The office, known as the Counter-Narcoterrorism Technology Program Office or CNTPO, came under criticism from the Government Accountability Office earlier this month for having only a marginal relationship to the training of Afghan police. CNTPO has responsibility for the military’s counternarcotics efforts, not the training of foreign military forces, and only received control over the contract after the U.S. military last year moved to take it away from the State Department and sought to rapidly award the contract to one of the five companies with which it does business — one of which is Blackwater.

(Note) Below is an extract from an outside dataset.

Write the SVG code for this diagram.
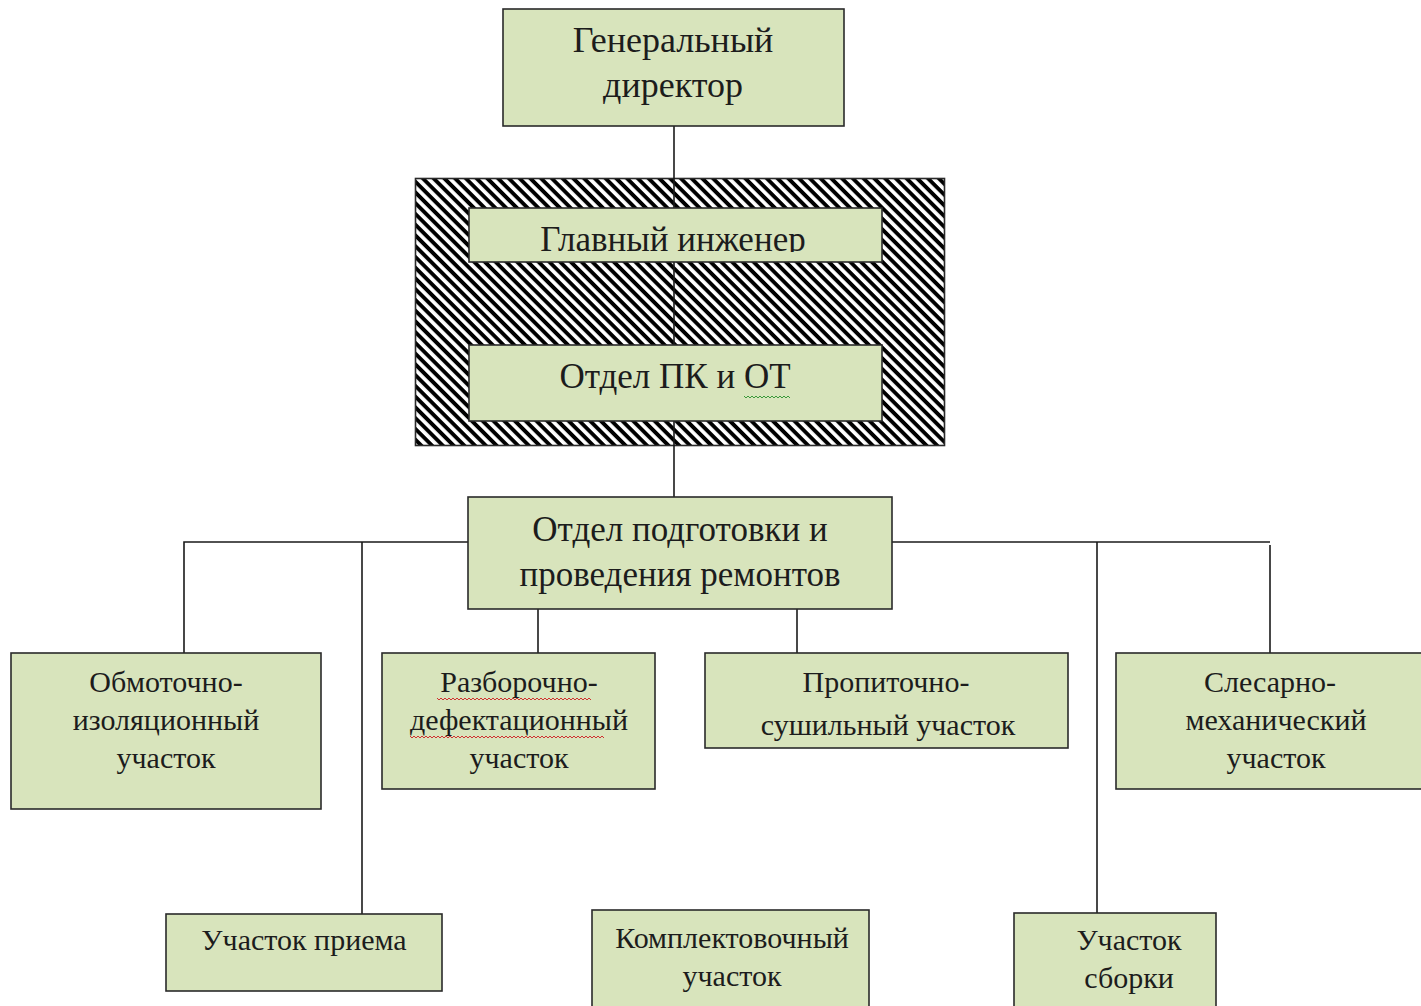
<svg xmlns="http://www.w3.org/2000/svg" width="1421" height="1006" viewBox="0 0 1421 1006">
<style>
.box{fill:#d8e4bc;stroke:#2a2a2a;stroke-width:1.6}
.t{font-family:"Liberation Serif","Times New Roman",serif;fill:#1c1c1c;text-anchor:middle}
.big{font-size:36px}
.mid{font-size:35px}
.sm{font-size:30px}
.ln{stroke:#1a1a1a;stroke-width:1.6;fill:none}
.sq{fill:none;stroke-width:1}
</style>
<defs>
<pattern id="hatch" patternUnits="userSpaceOnUse" width="7.6" height="7.6" patternTransform="rotate(45)">
<rect width="7.6" height="7.6" fill="#fff"/>
<rect x="0" y="0" width="7.6" height="3.9" fill="#000"/>
</pattern>
<clipPath id="clipGI">
<rect x="469" y="208" width="413" height="44"/>
</clipPath>
</defs>
<rect width="1421" height="1006" fill="#fff"/>
<g id="hatched-area">
<rect x="415.5" y="178.5" width="529" height="267" fill="url(#hatch)" stroke="#2a2a2a" stroke-width="1.6"/>
</g>
<g id="connectors">
<line class="ln" x1="674" y1="126" x2="674" y2="497"/>
<polyline class="ln" points="184,653 184,542 468,542"/>
<line class="ln" x1="362" y1="542" x2="362" y2="914"/>
<polyline class="ln" points="892,542 1270,542"/>
<line class="ln" x1="1270" y1="545" x2="1270" y2="653"/>
<line class="ln" x1="1097" y1="542" x2="1097" y2="913"/>
<line class="ln" x1="538" y1="609" x2="538" y2="653"/>
<line class="ln" x1="797" y1="609" x2="797" y2="653"/>
</g>
<g id="node-gendir">
<rect class="box" x="503" y="9" width="341" height="117"/>
<text class="t big" x="673" y="52">Генеральный</text>
<text class="t big" x="673" y="97">директор</text>
</g>
<g id="node-glavinzh">
<rect class="box" x="469" y="208" width="413" height="54"/>
<text class="t mid" x="673" y="251" clip-path="url(#clipGI)">Главный инженер</text>
</g>
<g id="node-pkot">
<rect class="box" x="469" y="345" width="413" height="76"/>
<text class="t mid" x="675" y="388">Отдел ПК и ОТ</text>
<path class="sq" stroke="#3a9a3a" d="M744 396 l2 2 l2 -2 l2 2 l2 -2 l2 2 l2 -2 l2 2 l2 -2 l2 2 l2 -2 l2 2 l2 -2 l2 2 l2 -2 l2 2 l2 -2 l2 2 l2 -2 l2 2 l2 -2 l2 2 l2 -2 l2 2"/>
</g>
<g id="node-otdel-remont">
<rect class="box" x="468" y="497" width="424" height="112"/>
<text class="t mid" x="680" y="541">Отдел подготовки и</text>
<text class="t mid" x="680" y="586">проведения ремонтов</text>
</g>
<g id="node-obmot">
<rect class="box" x="11" y="653" width="310" height="156"/>
<text class="t sm" x="166" y="692">Обмоточно-</text>
<text class="t sm" x="166" y="730">изоляционный</text>
<text class="t sm" x="166" y="768">участок</text>
</g>
<g id="node-razbor">
<rect class="box" x="382" y="653" width="273" height="136"/>
<text class="t sm" x="519" y="692">Разборочно-</text>
<text class="t sm" x="519" y="730">дефектационный</text>
<text class="t sm" x="519" y="768">участок</text>
<path class="sq" stroke="#d03030" d="M437 698 l2 2 l2 -2 l2 2 l2 -2 l2 2 l2 -2 l2 2 l2 -2 l2 2 l2 -2 l2 2 l2 -2 l2 2 l2 -2 l2 2 l2 -2 l2 2 l2 -2 l2 2 l2 -2 l2 2 l2 -2 l2 2 l2 -2 l2 2 l2 -2 l2 2 l2 -2 l2 2 l2 -2 l2 2 l2 -2 l2 2 l2 -2 l2 2 l2 -2 l2 2 l2 -2 l2 2 l2 -2 l2 2 l2 -2 l2 2 l2 -2 l2 2 l2 -2 l2 2 l2 -2 l2 2 l2 -2 l2 2 l2 -2 l2 2 l2 -2 l2 2 l2 -2 l2 2 l2 -2 l2 2 l2 -2 l2 2 l2 -2 l2 2 l2 -2 l2 2 l2 -2 l2 2 l2 -2 l2 2 l2 -2 l2 2 l2 -2 l2 2 l2 -2 l2 2 l2 -2 l2 2"/>
<path class="sq" stroke="#d03030" d="M410 736 l2 2 l2 -2 l2 2 l2 -2 l2 2 l2 -2 l2 2 l2 -2 l2 2 l2 -2 l2 2 l2 -2 l2 2 l2 -2 l2 2 l2 -2 l2 2 l2 -2 l2 2 l2 -2 l2 2 l2 -2 l2 2 l2 -2 l2 2 l2 -2 l2 2 l2 -2 l2 2 l2 -2 l2 2 l2 -2 l2 2 l2 -2 l2 2 l2 -2 l2 2 l2 -2 l2 2 l2 -2 l2 2 l2 -2 l2 2 l2 -2 l2 2 l2 -2 l2 2 l2 -2 l2 2 l2 -2 l2 2 l2 -2 l2 2 l2 -2 l2 2 l2 -2 l2 2 l2 -2 l2 2 l2 -2 l2 2 l2 -2 l2 2 l2 -2 l2 2 l2 -2 l2 2 l2 -2 l2 2 l2 -2 l2 2 l2 -2 l2 2 l2 -2 l2 2 l2 -2 l2 2 l2 -2 l2 2 l2 -2 l2 2 l2 -2 l2 2 l2 -2 l2 2 l2 -2 l2 2 l2 -2 l2 2 l2 -2 l2 2 l2 -2 l2 2 l2 -2 l2 2 l2 -2 l2 2"/>
</g>
<g id="node-propit">
<rect class="box" x="705" y="653" width="363" height="95"/>
<text class="t sm" x="886" y="692">Пропиточно-</text>
<text class="t sm" x="888" y="735">сушильный участок</text>
</g>
<g id="node-slesar">
<rect class="box" x="1116" y="653" width="310" height="136"/>
<text class="t sm" x="1270" y="692">Слесарно-</text>
<text class="t sm" x="1276" y="730">механический</text>
<text class="t sm" x="1276" y="768">участок</text>
</g>
<g id="node-priem">
<rect class="box" x="166" y="914" width="276" height="77"/>
<text class="t sm" x="304" y="950">Участок приема</text>
</g>
<g id="node-komplekt">
<rect class="box" x="592" y="910" width="277" height="100"/>
<text class="t sm" x="732" y="948">Комплектовочный</text>
<text class="t sm" x="732" y="986">участок</text>
</g>
<g id="node-sborka">
<rect class="box" x="1014" y="913" width="202" height="100"/>
<text class="t sm" x="1129" y="950">Участок</text>
<text class="t sm" x="1129" y="988">сборки</text>
</g>
</svg>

That bureaucratic shift prompted a protest from State’s contractor, DynCorp, which stood to lose millions from the switch and argued that a counternarcotics office was an improper choice to award a contract for police training services. On March 15, the Government Accountability Office agreed, formally saying that the military’s solicitations were “outside the scope of
existing contracts” according to a top GAO procurement official, Ralph O. White. But GAO also did not formally say that CNTPO had to be stripped of its contract authority, creating confusion over the future of the contract.

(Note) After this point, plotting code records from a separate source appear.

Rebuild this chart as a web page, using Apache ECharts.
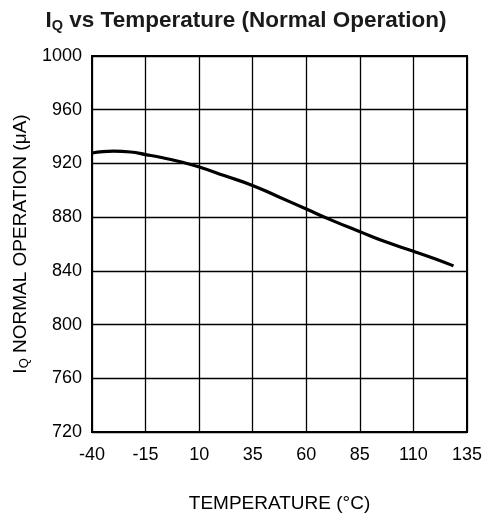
<!DOCTYPE html>
<html><head><meta charset="utf-8">
<script src="https://cdn.jsdelivr.net/npm/echarts@6/dist/echarts.min.js"></script>
<style>html,body{margin:0;padding:0;background:#fff}#c{width:487px;height:523px}</style>
</head><body><div id="c"></div>
<script>
const temperature = [-40, -35, -30, -22, -15, -7, 1.2, 9.7, 22, 34.6, 47, 60, 72, 84.8, 97, 110, 120, 128.7];
const iqNormal = [927.8, 928.8, 929.1, 928.5, 926.6, 924.2, 921.2, 917.5, 910.8, 903.8, 895.2, 886, 877.6, 869.3, 861.6, 854.6, 849, 843.7];
const xTicks = [-40, -15, 10, 35, 60, 85, 110, 135];
const yTicks = [720, 760, 800, 840, 880, 920, 960, 1000];

const font = 'Liberation Sans, Arial, sans-serif';
const chart = echarts.init(document.getElementById('c'), null, {renderer: 'canvas'});
chart.setOption({
  animation: false,
  backgroundColor: '#fff',
  title: {
    text: '{a|I}{s|Q}{a| vs Temperature (Normal Operation)}',
    left: 241, top: 3, textAlign: 'center',
    textStyle: {
      rich: {
        a: {fontFamily: font, fontWeight: 'bold', fontSize: 22.5, color: '#1a1a1a'},
        s: {fontFamily: font, fontWeight: 'bold', fontSize: 14.5, color: '#1a1a1a', verticalAlign: 'bottom', padding: [10, 0, 0, 0]}
      }
    }
  },
  grid: {left: 92, right: 20, top: 56, bottom: 91, show: true, borderColor: '#000', borderWidth: 2},
  xAxis: {
    type: 'value', min: xTicks[0], max: xTicks[xTicks.length - 1], interval: 25,
    name: 'TEMPERATURE (°C)', nameLocation: 'middle', nameGap: 62,
    nameTextStyle: {fontFamily: font, fontSize: 19, color: '#000'},
    axisLine: {onZero: false, lineStyle: {color: '#000', width: 2}},
    axisTick: {show: false},
    axisLabel: {fontFamily: font, fontSize: 18, color: '#000', margin: 14, formatter: v => String(v)},
    splitLine: {lineStyle: {color: '#000', width: 1.3}}
  },
  yAxis: {
    type: 'value', min: yTicks[0], max: yTicks[yTicks.length - 1], interval: 40,
    name: '{a|I}{s|Q}{a| NORMAL OPERATION (μA)}', nameLocation: 'middle', nameGap: 60,
    nameTextStyle: {
      rich: {
        a: {fontFamily: font, fontSize: 19, color: '#000'},
        s: {fontFamily: font, fontSize: 13, color: '#000', verticalAlign: 'bottom', padding: [7, 0, 0, 0]}
      }
    },
    axisLine: {onZero: false, lineStyle: {color: '#000', width: 2}},
    axisTick: {show: false},
    axisLabel: {fontFamily: font, fontSize: 18, color: '#000', margin: 10, formatter: v => String(v)},
    splitLine: {lineStyle: {color: '#000', width: 1.3}}
  },
  series: [{
    type: 'line', smooth: true, showSymbol: false,
    data: temperature.map((t, i) => [t, iqNormal[i]]),
    lineStyle: {color: '#000', width: 3.2},
    z: 5
  }]
});
</script></body></html>
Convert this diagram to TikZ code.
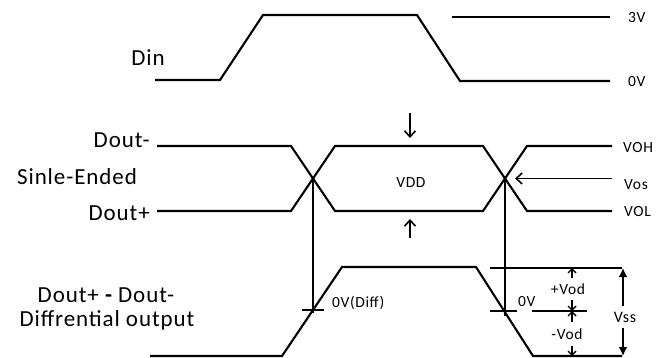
\documentclass[tikz,border=0pt]{standalone}
\usepackage{fontspec}
\setmainfont{Carlito}[LetterSpace=4]
\usetikzlibrary{arrows.meta}
\tikzset{
  big/.style={font=\fontsize{23}{25}\selectfont, inner sep=0pt},
  small/.style={font=\fontsize{15.5}{17}\selectfont, inner sep=0pt},
  wave/.style={line width=2.1pt, line join=miter},
  vod/.style={line width=1.4pt, {Straight Barb[length=4pt,width=8pt]}-{Straight Barb[length=4pt,width=8pt]}},
}
\begin{document}
\begin{tikzpicture}[x=1pt,y=-1pt]
  \useasboundingbox (0,0) rectangle (656,358);
  \draw
    (148,58) node[big] (din){Din}
    (150,140) node[big,anchor=east] (doutm){Dout-}
    (77,177) node[big] (single){Sinle-Ended}
    (150,213) node[big,anchor=east] (doutp){Dout+}
    (106,295) node[big] (diffname){Dout+ {\bfseries -} Dout-}
    (107,320) node[big] (diffout){Diffrential output}
    (628,18) node[small,anchor=west] (v3){3V}
    (628,82) node[small,anchor=west] (v0){0V}
    (623,148) node[small,anchor=west] (voh){VOH}
    (624,185) node[small,anchor=west] (vos){Vos}
    (624,212) node[small,anchor=west] (vol){VOL}
    (411,183) node[small] (vdd){VDD}
    (332,303) node[small,anchor=west] (zerodiff){0V(Diff)}
    (518,302) node[small,anchor=west] (zero){0V};
  \coordinate (xa) at (313,178.5);
  \coordinate (xb) at (505,178.5);
  \coordinate (pa) at (313,313);
  \coordinate (pb) at (505,316);
  \coordinate (top) at (572,268);
  \coordinate (mid) at (572,311);
  \coordinate (bot) at (572,356);
  \coordinate (sstop) at (623,268);
  \coordinate (ssbot) at (623,356);
  \coordinate (vostail) at (612,178.5);
  \coordinate (vostip) at (515,178.5);
  \coordinate (dntail) at (410,113);
  \coordinate (dntip) at (410,138);
  \coordinate (uptail) at (410,238);
  \coordinate (uptip) at (410,219);
  \begin{scope}[wave]
    \draw (155,80) -- (220,80) -- (263,15) -- (417,15) -- (460,81) -- (610,81);
    \draw (452,17) -- (610,17);
    \draw (157,146) -- (291,146) -- (335,211) -- (483,211) -- (527,146) -- (612,146);
    \draw (157,211) -- (291,211) -- (335,146) -- (483,146) -- (527,211) -- (612,211);
    \draw (150,356) -- (282,356) -- (342,267) -- (476,267) -- (533,356) -- (622,356);
    \draw (490,268) -- (622,268);
    \draw (532,311) -- (587,311);
    \draw (302,310) -- (324,310);
    \draw (490,311) -- (517,311);
    \draw (xa) -- (pa);
    \draw (xb) -- (pb);
  \end{scope}
  \begin{scope}[line width=1.6pt]
    \draw[-{Straight Barb[length=6pt,width=11pt]}] (vostail) -- (vostip);
    \draw[-{Straight Barb[length=6pt,width=11pt]}] (dntail) -- (dntip);
    \draw[-{Straight Barb[length=6pt,width=11pt]}] (uptail) -- (uptip);
  \end{scope}
  \draw[vod] (top) -- (mid);
  \draw[vod] (mid) -- (bot);
  \draw[line width=2.1pt, {Latex[length=9pt,width=9pt]}-{Latex[length=9pt,width=9pt]}] (sstop) -- (ssbot);
  \draw
    (568,289) node[small,fill=white,inner ysep=6pt,inner xsep=1pt] (pvod){+Vod}
    (567,334) node[small,fill=white,inner ysep=7pt,inner xsep=1pt] (mvod){-Vod}
    (625,317) node[small,fill=white,font=\fontsize{16}{18}\selectfont,inner ysep=6pt,inner xsep=1pt] (vss){Vss};
\end{tikzpicture}
\end{document}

According to several officials, the U.S./NATO military command in Afghanistan responsible for training Afghan security forces, known as NTM-A or CSTC-A, have decided keeping CNTPO involved would invite the same complaints that prompted GAO to scotch a contract worth up to $1 billion. “NTM-A/CSTC-A has seen the GAO ruling, is reviewing it and evaluating how to proceed in a manner that most effectively meets legal requirements and advances the key goal of helping to train an effective Afghan National Police Force,” said Lt. Col. Mark Wright, a Pentagon spokesman.